I do realize that Cortex A7 is a very power efficient design, but how useful is it to have quad A7 cores when the heavily multi-threaded tasks are consistently performed on the quad A15 cores?
Tegra 4, by virtue of not being able to run both clusters simultaneously for some reason, almost certainly has a worse penalty in switching from one to the other than anything you'd get running in a proper big.LITTLE setup using HMP.

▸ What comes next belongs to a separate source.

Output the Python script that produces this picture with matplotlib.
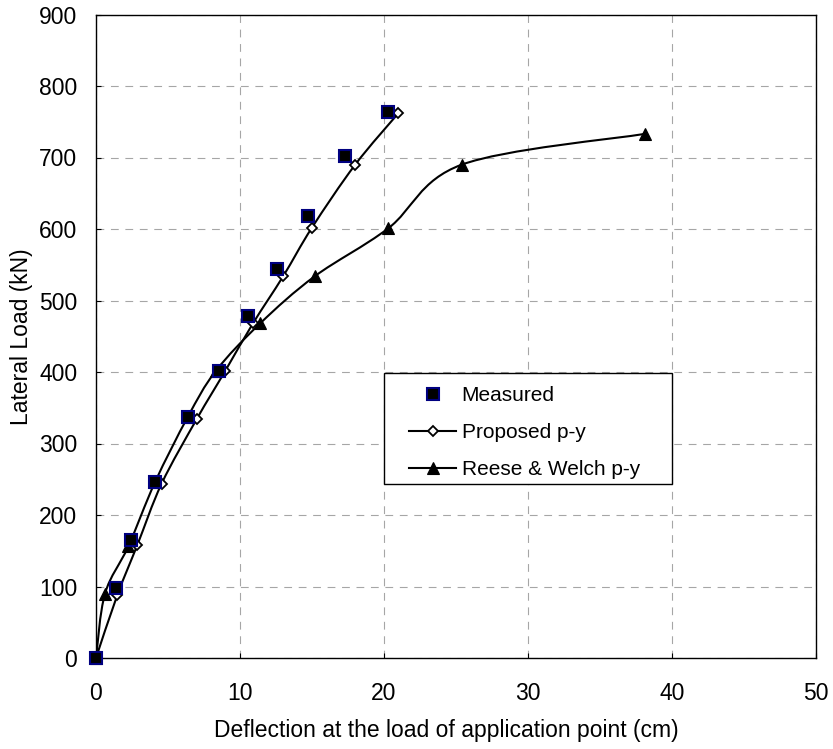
import matplotlib
matplotlib.use("Agg")
import matplotlib.pyplot as plt
from matplotlib.path import Path
from matplotlib.patches import PathPatch, Rectangle
from matplotlib.lines import Line2D
import numpy as np

plt.rcParams['font.family'] = ['Liberation Sans', 'DejaVu Sans']

# ---- data ----
measured_x = [0, 1.37, 2.43, 4.1, 6.37, 8.56, 10.58, 12.6, 14.7, 17.3, 20.3]
measured_y = [0, 98, 165, 246, 337, 401, 478, 544, 618, 702, 763]

proposed_x = [0, 1.48, 2.87, 4.56, 6.99, 8.96, 10.9, 13.0, 15.0, 18.0, 21.0]
proposed_y = [0, 88, 158, 244, 334, 401, 468, 534, 602, 690, 762]

reese_x = [0, 0.625, 2.24, 4.1, 6.37, 8.3, 11.4, 15.2, 20.3, 25.4, 38.1]
reese_y = [0, 90, 156, 246, 337, 401, 468, 534, 601, 690, 733]

x_ticks = [0, 10, 20, 30, 40, 50]
y_ticks = [0, 100, 200, 300, 400, 500, 600, 700, 800, 900]

labels = ["Measured", "Proposed p-y", "Reese & Welch p-y"]
x_label = "Deflection at the load of application point (cm)"
y_label = "Lateral Load (kN)"


def smooth_path(xs, ys):
    """Excel-like smoothed line: cubic Bezier through the points (Catmull-Rom tangents)."""
    pts = np.column_stack([xs, ys]).astype(float)
    n = len(pts)
    verts = [pts[0]]
    codes = [Path.MOVETO]
    for i in range(n - 1):
        p0 = pts[i - 1] if i > 0 else pts[i]
        p1 = pts[i]
        p2 = pts[i + 1]
        p3 = pts[i + 2] if i + 2 < n else pts[i + 1]
        c1 = p1 + (p2 - p0) / 6.0
        c2 = p2 - (p3 - p1) / 6.0
        verts += [c1, c2, p2]
        codes += [Path.CURVE4] * 3
    return Path(verts, codes)


fig = plt.figure(figsize=(8.33, 7.49), dpi=100)
ax = fig.add_axes([96 / 833, 1 - 658 / 749, 720 / 833, 643.5 / 749])

ax.set_xlim(0, 50)
ax.set_ylim(0, 900)
ax.set_xticks(x_ticks)
ax.set_yticks(y_ticks)

grid_style = dict(color='#a6a6a6', linewidth=0.8, linestyle=(0, (7, 6)))
ax.grid(True, **grid_style)
ax.set_axisbelow(True)

for s in ax.spines.values():
    s.set_linewidth(1.0)
    s.set_color('black')

ax.tick_params(axis='both', direction='in', length=3.6, width=0.8, labelsize=16.5)
ax.tick_params(axis='x', pad=17)
ax.tick_params(axis='y', pad=13.5)

lw = 1.5
# Reese & Welch
ax.add_patch(PathPatch(smooth_path(reese_x, reese_y), facecolor='none',
                       edgecolor='black', linewidth=lw, zorder=3))
ax.plot(reese_x, reese_y, ls='none', marker='^', ms=9.3, mfc='black', mec='black',
        mew=0.8, zorder=4, clip_on=False)
# Proposed
ax.add_patch(PathPatch(smooth_path(proposed_x, proposed_y), facecolor='none',
                       edgecolor='black', linewidth=lw, zorder=3))
ax.plot(proposed_x, proposed_y, ls='none', marker='D', ms=5.6, mfc='white', mec='black',
        mew=1.3, zorder=4, clip_on=False)
# Measured
ax.plot(measured_x, measured_y, ls='none', marker='s', ms=8.3, mfc='black', mec='#000080',
        mew=1.5, zorder=5, clip_on=False)

# legend frame
ax.add_patch(Rectangle((0.4, 0.270), 0.4, 0.173, transform=ax.transAxes,
                       facecolor='white', edgecolor='black', linewidth=1.0, zorder=6))

handles = [
    Line2D([], [], ls='none', marker='s', ms=8.3, mfc='black', mec='#000080', mew=1.5),
    Line2D([], [], color='black', lw=lw, marker='D', ms=5.6, mfc='white', mec='black', mew=1.3),
    Line2D([], [], color='black', lw=lw, marker='^', ms=9.3, mfc='black', mec='black', mew=0.8),
]
leg = ax.legend(handles, labels, loc='upper left',
                bbox_to_anchor=((409 - 96) / 720, (658 - 386) / 643.5),
                frameon=False, fontsize=15, borderpad=0, borderaxespad=0,
                handlelength=2.26, handletextpad=0.27, labelspacing=0.86,
                numpoints=1)
leg.set_zorder(7)

fig.text(446 / 833, 1 - 737 / 749, x_label, ha='center', va='baseline', fontsize=16.5)
fig.text(22 / 833, 1 - 337 / 749, y_label, ha='center', va='center', rotation=90,
         fontsize=16.5)

fig.savefig("out.png", dpi=100)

According to NVIDIA, with respect to the battery saver core in Tegra 3, the total switching time is less than 2 milliseconds of delay (ie. imperceptible delay to a human), but I haven't seen anything specific for Tegra 4. The reason that the four main CPU cores are not enabled at the same time as the battery saver core is to not incur penalties involved with synchronizing caches between cores running at different frequencies.
Not sure why you bring up performance, the point of HMP in these processors is to enable more efficient power consumption when you have threads that don't need the full load. Yes it's more complex, but it's not like nVidia has to invest solely into this technology, it's going to happen on Android regardless. If anything it'd be smarter for them to leverage something that's benefited by active research and development outside of their company.
Sure, one of the goals of big.LITTLE MP is to use the right processor for the right task all at the same time if possible, but this is easier said than done, and most big semiconductor companies cannot even agree on what is the "right" processor design in the first place! In theory it is actually a nice idea, but in practice it will likely be challenging to implement. Also, there is no way to get around the fact that the highest performance CPU cores will be relatively power hungry and will still be needed for the most CPU-intensive tasks.